**Data section**
--- begin ---

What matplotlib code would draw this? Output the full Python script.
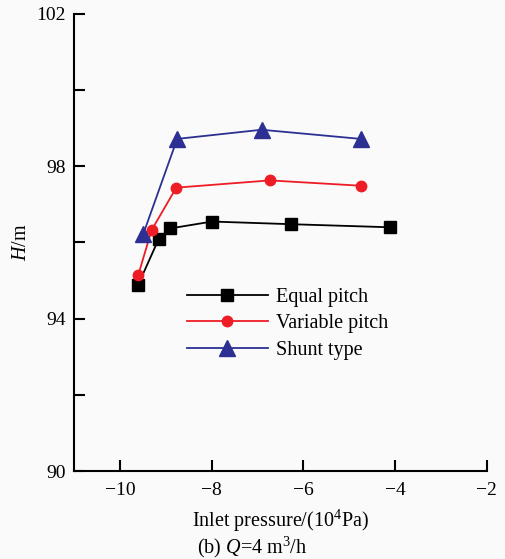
import matplotlib
matplotlib.use("Agg")
import matplotlib.pyplot as plt

# data
equal_x = [-9.60, -9.15, -8.90, -7.99, -6.26, -4.12]
equal_h = [94.89, 96.10, 96.37, 96.55, 96.48, 96.40]

variable_x = [-9.60, -9.31, -8.77, -6.73, -4.74]
variable_h = [95.14, 96.32, 97.44, 97.63, 97.49]

shunt_x = [-9.49, -8.75, -6.91, -4.75]
shunt_h = [96.22, 98.72, 98.96, 98.72]

x_ticks = [-10, -8, -6, -4, -2]
y_ticks = [90, 92, 94, 96, 98, 100, 102]
y_labels = ["90", "", "94", "", "98", "", "102"]

plt.rcParams['font.family'] = ['Liberation Serif', 'DejaVu Serif']
plt.rcParams['mathtext.fontset'] = 'custom'
plt.rcParams['mathtext.rm'] = 'Liberation Serif'
plt.rcParams['mathtext.it'] = 'Liberation Serif:italic'

fig = plt.figure(figsize=(5.05, 5.59), dpi=100)
fig.patch.set_facecolor('#fafafa')
ax = fig.add_axes([0.1465, 0.1574, 0.8175, 0.8176])
ax.set_facecolor('#fafafa')

ax.plot(equal_x, equal_h, color='black', lw=1.3, marker='s', ms=8.5,
        label='Equal pitch')
ax.plot(variable_x, variable_h, color='#ee1c25', lw=1.3, marker='o', ms=7.5,
        label='Variable pitch')
ax.plot(shunt_x, shunt_h, color='#2b3092', lw=1.3, marker='^', ms=11,
        label='Shunt type')

ax.set_xlim(-11, -2)
ax.set_ylim(90, 102)
ax.set_xticks(x_ticks)
ax.set_xticklabels([f"\u2212{abs(t)}" for t in x_ticks])
ax.set_yticks(y_ticks)
ax.set_yticklabels(y_labels)
ax.tick_params(direction='in', length=8, width=1.5, labelsize=14)
ax.tick_params(axis='x', pad=8)
ax.tick_params(axis='y', pad=6)

for side in ['top', 'right']:
    ax.spines[side].set_visible(False)
for side in ['left', 'bottom']:
    ax.spines[side].set_linewidth(1.5)

ax.set_ylabel(r'$\mathit{H}$/m', fontsize=14.5, labelpad=4)
ax.set_xlabel('Inlet pressure/(10$^4$Pa)', fontsize=14.5, labelpad=6)
fig.text(0.5, 0.02, r'(b) $\mathit{Q}$=4 m$^3$/h', ha='center', va='center',
         fontsize=14.5)

ax.legend(loc='upper left', bbox_to_anchor=(0.23, 0.44), frameon=False,
          fontsize=14.5, handlelength=4.0, handletextpad=0.4,
          labelspacing=0.36)

fig.savefig('out.png', dpi=100, facecolor=fig.get_facecolor())
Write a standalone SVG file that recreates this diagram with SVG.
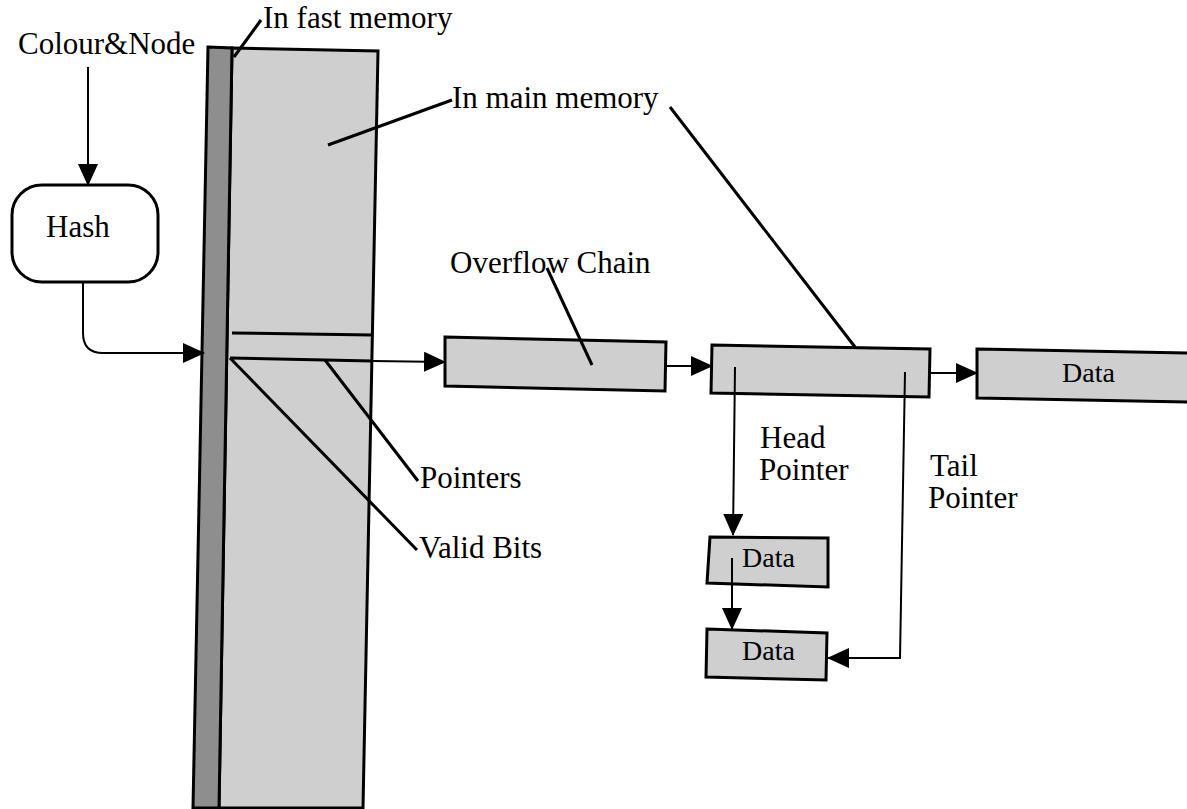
<svg xmlns="http://www.w3.org/2000/svg" width="1187" height="809" viewBox="0 0 1187 809">
<style>
text{font-family:"Liberation Serif","Times New Roman",serif;font-size:31px;fill:#000}
.data{font-size:28px}
.box{fill:#cfcfcf;stroke:#000;stroke-width:3;stroke-linejoin:miter}
.dark{fill:#8e8e8e;stroke:#000;stroke-width:3}
.ptr{stroke:#000;stroke-width:3;fill:none}
.conn{stroke:#000;stroke-width:2;fill:none}
.arr{marker-end:url(#ah)}
</style>
<defs>
<marker id="ah" viewBox="0 0 22 20" refX="21" refY="10" markerWidth="22" markerHeight="20" markerUnits="userSpaceOnUse" orient="auto">
<path d="M0,0 L22,10 L0,20 z" fill="#000"/>
</marker>
</defs>
<rect width="1187" height="809" fill="#fff"/>

<g id="table">
<polygon class="box" points="232,48 378,51 363,808 219,808"/>
<polygon class="dark" points="208,47 232,48 219,808 193,808"/>
<line class="ptr" x1="232" y1="333" x2="372" y2="335"/>
<line class="ptr" x1="230" y1="358" x2="372" y2="361"/>
</g>

<g id="hash">
<rect x="12" y="185" width="146" height="97" rx="30" ry="30" fill="#fff" stroke="#000" stroke-width="3"/>
<text x="46" y="237">Hash</text>
</g>

<g id="overflow-box">
<polygon class="box" points="445,337 666,342 665,391 445,386"/>
</g>
<g id="header-box">
<polygon class="box" points="712,345 930,349 929,397 711,393"/>
</g>
<g id="data-right">
<polygon class="box" points="977,349 1190,353 1190,402 977,398"/>
<text class="data" x="1062" y="382">Data</text>
</g>
<g id="data-1">
<polygon class="box" points="710,537 828,538 828,587 707,583"/>
<text class="data" x="742" y="567">Data</text>
</g>
<g id="data-2">
<polygon class="box" points="707,629 827,633 826,680 706,677"/>
<text class="data" x="742" y="660">Data</text>
</g>

<g id="labels">
<text x="18" y="54">Colour&amp;Node</text>
<text x="263" y="28">In fast memory</text>
<text x="452" y="108">In main memory</text>
<text x="450" y="273">Overflow Chain</text>
<text x="420" y="488">Pointers</text>
<text x="419" y="558">Valid Bits</text>
<text x="760" y="448">Head</text>
<text x="759" y="480">Pointer</text>
<text x="930" y="476">Tail</text>
<text x="928" y="508">Pointer</text>
</g>

<g id="connectors">
<line class="conn arr" x1="88" y1="67" x2="88" y2="185"/>
<path class="conn arr" d="M83,282 L83,333 Q83,353 103,353 L204,353"/>
<line class="conn arr" x1="373" y1="361" x2="445" y2="362"/>
<line class="conn arr" x1="666" y1="366" x2="712" y2="366"/>
<line class="conn arr" x1="930" y1="373" x2="977" y2="373"/>
<line class="conn arr" x1="735" y1="367" x2="733" y2="535"/>
<line class="conn arr" x1="732" y1="558" x2="732" y2="629"/>
<path class="conn arr" d="M905,372 L900,658 L828,658"/>
<line class="ptr" x1="261" y1="20" x2="234" y2="57"/>
<line class="ptr" x1="452" y1="100" x2="328" y2="145"/>
<line class="ptr" x1="670" y1="107" x2="855" y2="347"/>
<line class="ptr" x1="547" y1="268" x2="592" y2="365"/>
<line class="ptr" x1="325" y1="360" x2="418" y2="481"/>
<line class="ptr" x1="230" y1="358" x2="417" y2="550"/>
</g>
</svg>
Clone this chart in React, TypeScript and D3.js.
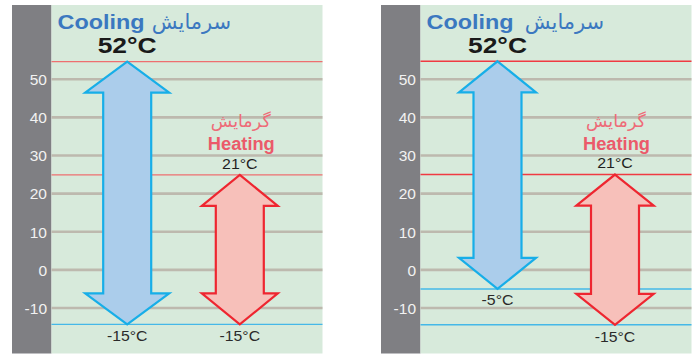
import React from 'react';
import * as d3 from 'd3';

// ---- data (plotted extents, with their printed labels) ----
const panels = ['left', 'right'];
const yTicks = [-10, 0, 10, 20, 30, 40, 50];
const coolingMax = [54.6, 54.7];
const coolingMin = [-14.3, -5.0];
const heatingMax = [24.9, 25.0];
const heatingMin = [-14.3, -14.4];
const coolingMaxLabel = ['52°C', '52°C'];
const coolingMinLabel = ['-15°C', '-5°C'];
const heatingMaxLabel = ['21°C', '21°C'];
const heatingMinLabel = ['-15°C', '-15°C'];
const modes = ['cooling', 'heating'];
const modeTitle = ['Cooling', 'Heating'];
const modeTitleFa = ['سرمایش', 'گرمایش'];

// ---- layout / style ----
const W = 696;
const H = 356;
const panelX = [12, 381];
const stripW = 39.5;
const plotW = 271;
const panelTop = 5;
const panelBottom = 353.5;
const arrowX = [
  [75.7, 188.3],
  [77, 194.5],
];
const headHalf = [
  [42, 38],
  [38.5, 38.7],
];
const shaftHalf = 24;
const headH = 31;

const LATIN = "'Liberation Sans', Arial, Helvetica, sans-serif";
const PERSIAN = "'DejaVu Sans', 'Noto Sans', sans-serif";

function arrowPath(cx: number, yTop: number, yBot: number, hw: number, sw: number, hh: number) {
  const p = d3.path();
  p.moveTo(cx, yTop);
  p.lineTo(cx + hw, yTop + hh);
  p.lineTo(cx + sw, yTop + hh);
  p.lineTo(cx + sw, yBot - hh);
  p.lineTo(cx + hw, yBot - hh);
  p.lineTo(cx, yBot);
  p.lineTo(cx - hw, yBot - hh);
  p.lineTo(cx - sw, yBot - hh);
  p.lineTo(cx - sw, yTop + hh);
  p.lineTo(cx - hw, yTop + hh);
  p.closePath();
  return p.toString();
}

export default function App() {
  const y = d3.scaleLinear().domain([-10, 50]).range([308, 79.2]);
  const small = (txt: string, xx: number, yy: number, len: number, fill: string) => (
    <text
      x={xx}
      y={yy}
      textAnchor="middle"
      fontFamily={LATIN}
      fontSize={14.5}
      fill={fill}
      textLength={len}
      lengthAdjust="spacingAndGlyphs"
    >
      {txt}
    </text>
  );
  return (
    <svg
      width={W}
      height={H}
      style={{ position: 'absolute', left: 0, top: 0, background: '#ffffff' }}
    >
      {panels.map((name, i) => {
        const x0 = panelX[i];
        const g0 = x0 + stripW;
        const x = d3
          .scaleOrdinal<string, number>()
          .domain(modes)
          .range(arrowX[i].map((v) => g0 + v));
        const redLines = [coolingMax[i], heatingMax[i]];
        const blueLines = Array.from(new Set([coolingMin[i], heatingMin[i]]));
        const cx = x('cooling');
        const hx = x('heating');
        return (
          <g key={name}>
            <rect x={x0} y={panelTop} width={stripW} height={panelBottom - panelTop} fill="#7f7f83" />
            <rect x={g0} y={panelTop} width={plotW} height={panelBottom - panelTop} fill="#d7eadb" />
            {yTicks.map((t) => (
              <g key={t}>
                <line x1={g0} x2={g0 + plotW} y1={y(t)} y2={y(t)} stroke="#bdb9ae" strokeWidth={2.6} />
                <text
                  x={g0 - 4.5}
                  y={y(t) + 5.8}
                  textAnchor="end"
                  fontFamily={LATIN}
                  fontSize={15.5}
                  fill="#f2f2f2"
                >
                  {t}
                </text>
              </g>
            ))}
            {redLines.map((v, k) => (
              <line
                key={'r' + k}
                x1={g0}
                x2={g0 + plotW}
                y1={y(v)}
                y2={y(v)}
                stroke={i === 0 ? '#ee6f70' : '#f03a42'}
                strokeWidth={1.4}
              />
            ))}
            {blueLines.map((v, k) => (
              <line
                key={'b' + k}
                x1={g0}
                x2={g0 + plotW}
                y1={y(v)}
                y2={y(v)}
                stroke="#45b8e8"
                strokeWidth={1.4}
              />
            ))}
            {/* arrows */}
            <path
              d={arrowPath(cx, y(coolingMax[i]), y(coolingMin[i]), headHalf[i][0], shaftHalf, headH)}
              fill="#abcdeb"
              stroke="#17aee8"
              strokeWidth={2.2}
              strokeLinejoin="miter"
            />
            <path
              d={arrowPath(hx, y(heatingMax[i]), y(heatingMin[i]), headHalf[i][1], shaftHalf, headH)}
              fill="#f7c0ba"
              stroke="#ee2630"
              strokeWidth={2.2}
              strokeLinejoin="miter"
            />
            {/* cooling titles */}
            <text
              x={g0 + 6}
              y={28.5}
              fontFamily={LATIN}
              fontWeight="bold"
              fontSize={21}
              fill="#3b78c0"
              textLength={87}
              lengthAdjust="spacingAndGlyphs"
            >
              {modeTitle[0]}
            </text>
            <text
              x={g0 + 140 + i * 4}
              y={29}
              textAnchor="middle"
              fontFamily={PERSIAN}
              fontSize={21}
              fill="#3b78c0"
              direction="rtl"
            >
              {modeTitleFa[0]}
            </text>
            <text
              x={cx}
              y={y(coolingMax[i]) - 8.2}
              textAnchor="middle"
              fontFamily={LATIN}
              fontWeight="bold"
              fontSize={21.5}
              fill="#1a1a1a"
              textLength={59}
              lengthAdjust="spacingAndGlyphs"
            >
              {coolingMaxLabel[i]}
            </text>
            {small(coolingMinLabel[i], cx, y(coolingMin[i]) + 16.5, coolingMinLabel[i].length > 4 ? 40.5 : 32, '#2a2a2a')}
            {/* heating titles */}
            <text
              x={hx + 1}
              y={127}
              textAnchor="middle"
              fontFamily={PERSIAN}
              fontSize={17.5}
              fill="#ee6b78"
              direction="rtl"
            >
              {modeTitleFa[1]}
            </text>
            <text
              x={hx + 1.5}
              y={149.5}
              textAnchor="middle"
              fontFamily={LATIN}
              fontWeight="bold"
              fontSize={17.5}
              fill="#eb5a6a"
              textLength={67}
              lengthAdjust="spacingAndGlyphs"
            >
              {modeTitle[1]}
            </text>
            {small(heatingMaxLabel[i], hx, y(heatingMax[i]) - 6.3, 35.5, '#1f1f1f')}
            {small(heatingMinLabel[i], hx, y(heatingMin[i]) + 17, 40.5, '#2a2a2a')}
          </g>
        );
      })}
    </svg>
  );
}
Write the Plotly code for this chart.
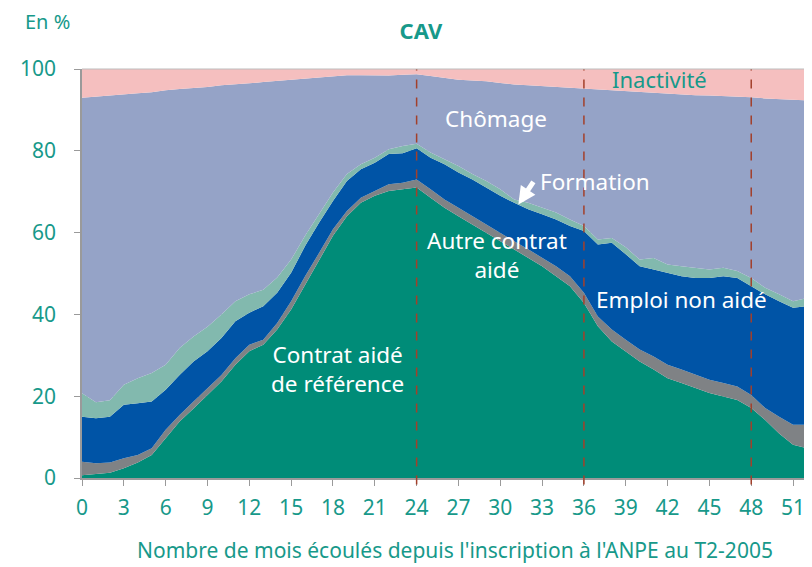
import plotly.graph_objects as go

months = list(range(0, 53))

# cumulative upper boundaries of each stacked layer (%)
top_contrat_ref = [0.7, 1.0, 1.3, 2.4, 3.8, 5.6, 9.7, 13.8, 17.0, 20.3, 23.6, 27.7, 31.0, 32.6, 36.3,
                   41.2, 47.3, 53.4, 59.2, 64.0, 67.3, 69.0, 70.2, 70.6, 71.0, 68.5, 66.1, 64.0, 62.0,
                   60.0, 57.9, 55.9, 53.8, 51.8, 49.3, 46.9, 42.8, 37.1, 33.4, 31.0, 28.5, 26.5, 24.4,
                   23.2, 22.0, 20.8, 19.9, 19.1, 17.1, 14.2, 10.9, 8.1, 7.3]
top_autre_contrat = [4.0, 3.6, 3.8, 4.8, 5.6, 7.3, 11.8, 15.4, 18.7, 22.0, 25.2, 29.3, 32.6, 33.8, 37.9,
                     43.2, 49.3, 55.0, 60.8, 65.3, 68.5, 70.2, 71.8, 72.2, 73.0, 70.6, 68.1, 66.1, 64.0,
                     62.0, 60.0, 57.9, 55.9, 53.8, 51.8, 49.3, 45.3, 39.5, 36.3, 33.8, 31.4, 29.7, 27.7,
                     26.5, 25.2, 24.0, 23.2, 22.4, 20.3, 17.1, 15.0, 13.0, 13.0]
top_emploi_non_aide = [15.0, 14.6, 15.0, 17.9, 18.3, 18.7, 21.6, 25.2, 28.5, 31.0, 34.2, 38.3, 40.4, 42.0,
                       45.3, 50.2, 56.7, 62.4, 67.7, 72.6, 75.5, 77.1, 79.2, 79.4, 80.6, 78.3, 76.7, 74.7,
                       73.0, 71.0, 69.0, 67.3, 65.7, 64.5, 63.2, 61.6, 60.4, 57.1, 57.5, 54.7, 51.8, 51.0,
                       50.2, 49.3, 48.9, 48.9, 49.3, 48.9, 46.9, 44.9, 43.2, 41.6, 42.0]
top_formation = [20.7, 18.5, 19.0, 22.8, 24.4, 25.7, 27.7, 31.8, 34.6, 37.0, 40.0, 43.2, 44.9, 46.0, 49.0,
                 53.4, 59.2, 64.5, 69.8, 74.3, 76.7, 78.3, 80.4, 81.2, 81.7, 79.6, 77.9, 76.3, 74.3, 72.6,
                 70.6, 68.1, 67.3, 66.1, 64.9, 63.2, 61.6, 58.3, 58.7, 56.4, 53.4, 53.8, 52.2, 51.8, 51.4,
                 51.0, 51.4, 50.6, 48.9, 46.5, 44.9, 43.2, 44.0]
top_chomage = [93.0, 93.3, 93.6, 93.9, 94.1, 94.3, 94.8, 95.1, 95.3, 95.6, 96.0, 96.2, 96.5, 96.8, 97.1,
               97.3, 97.6, 97.9, 98.3, 98.5, 98.5, 98.4, 98.4, 98.6, 98.7, 98.3, 97.8, 97.4, 97.2, 97.0,
               96.6, 96.2, 96.0, 95.8, 95.6, 95.4, 95.1, 94.9, 94.8, 94.6, 94.3, 94.1, 93.9, 93.8, 93.6,
               93.5, 93.4, 93.3, 93.1, 92.8, 92.6, 92.4, 92.3]
top_inactivite = [100.0] * 53

layers = [
    ("Contrat aidé de référence", top_contrat_ref, "#008C78"),
    ("Autre contrat aidé", top_autre_contrat, "#7F8285"),
    ("Emploi non aidé", top_emploi_non_aide, "#0054A6"),
    ("Formation", top_formation, "#82B9AE"),
    ("Chômage", top_chomage, "#95A3C7"),
    ("Inactivité", top_inactivite, "#F5BFBF"),
]

xticks = list(range(0, 52, 3))
yticks = [0, 20, 40, 60, 80, 100]
period_marks = [24, 36, 48]

TEAL = "#17998A"
FONT = "Noto Sans"

# the page body adds an 8px offset, so the figure is sized 8px smaller
W, H = 804, 559

fig = go.Figure()
fig.add_trace(go.Scatter(x=months, y=[0] * 53, mode="lines", line=dict(width=0),
                         showlegend=False, hoverinfo="skip"))
for name, top, color in layers:
    fig.add_trace(go.Scatter(x=months, y=top, mode="lines", name=name,
                             line=dict(width=0, color=color), fill="tonexty",
                             fillcolor=color, showlegend=False))

for m in period_marks:
    fig.add_shape(type="line", x0=m, x1=m, y0=-0.016, y1=1, xref="x", yref="paper",
                  line=dict(color="#A3402B", width=1.5, dash="dash"))
# light frame on top and right
fig.add_shape(type="line", x0=0, x1=1, y0=1, y1=1, xref="paper", yref="paper",
              line=dict(color="#BDBDBD", width=1))
fig.add_shape(type="line", x0=1, x1=1, y0=0, y1=1, xref="paper", yref="paper",
              line=dict(color="#CFCFCF", width=1))

white = dict(family=FONT, size=22.5, color="white")
fig.add_annotation(x=29.7, y=88.0, text="Chômage", showarrow=False, font=white)
fig.add_annotation(x=32.7, y=72.4, text="Formation", showarrow=False, font=white, xanchor="left")
fig.add_annotation(x=31.3, y=66.9, text="", showarrow=True, arrowhead=2, arrowsize=0.7,
                   arrowwidth=5, arrowcolor="white", ax=16, ay=-24)
fig.add_annotation(x=29.8, y=54.6, text="Autre contrat<br>aidé", showarrow=False, font=white,
                   align="center")
fig.add_annotation(x=43.0, y=43.6, text="Emploi non aidé", showarrow=False, font=white)
fig.add_annotation(x=18.3, y=26.7, text="Contrat aidé<br>de référence", showarrow=False,
                   font=white, align="center")
fig.add_annotation(x=41.4, y=97.6, text="Inactivité", showarrow=False,
                   font=dict(family=FONT, size=22, color=TEAL))

fig.add_annotation(x=-0.0814, y=1.117, xref="paper", yref="paper", text="En %", showarrow=False,
                   font=dict(family=FONT, size=20, color=TEAL), xanchor="left", yanchor="middle")
fig.add_annotation(x=0.514, y=-0.176, xref="paper", yref="paper",
                   text="Nombre de mois écoulés depuis l'inscription à l'ANPE au T2-2005",
                   showarrow=False, font=dict(family=FONT, size=21, color=TEAL),
                   xanchor="center", yanchor="middle")

fig.update_layout(
    width=W, height=H,
    margin=dict(l=74, r=5, t=61, b=89),
    paper_bgcolor="white", plot_bgcolor="white",
    title=dict(text="<b>CAV</b>", x=(421 - 8) / W, xanchor="center", y=1 - (31 - 8) / H,
               yanchor="middle", font=dict(family=FONT, size=22, color=TEAL)),
    font=dict(family=FONT, color=TEAL),
    xaxis=dict(range=[0, 52], tickvals=xticks + [51], ticks="outside", ticklen=6,
               tickcolor="#9A9A9A", showgrid=False, showline=True, linecolor="#9A9A9A",
               linewidth=1.5, zeroline=False, automargin=False, ticklabelstandoff=4,
               tickfont=dict(family=FONT, size=21, color=TEAL)),
    yaxis=dict(range=[0, 100], tickvals=yticks, ticks="outside", ticklen=6,
               tickcolor="#9A9A9A", showgrid=True, gridcolor="#A6D8CC", gridwidth=1,
               showline=True, linecolor="#9A9A9A", linewidth=1.5, zeroline=False,
               layer="above traces", automargin=False, ticklabelstandoff=14,
               tickfont=dict(family=FONT, size=21, color=TEAL)),
)

fig.write_html("out.html")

--- end ---

**Short problem**
Among the lines of the data above, count those holding "code" and state only the number.

**Answer for the task**
2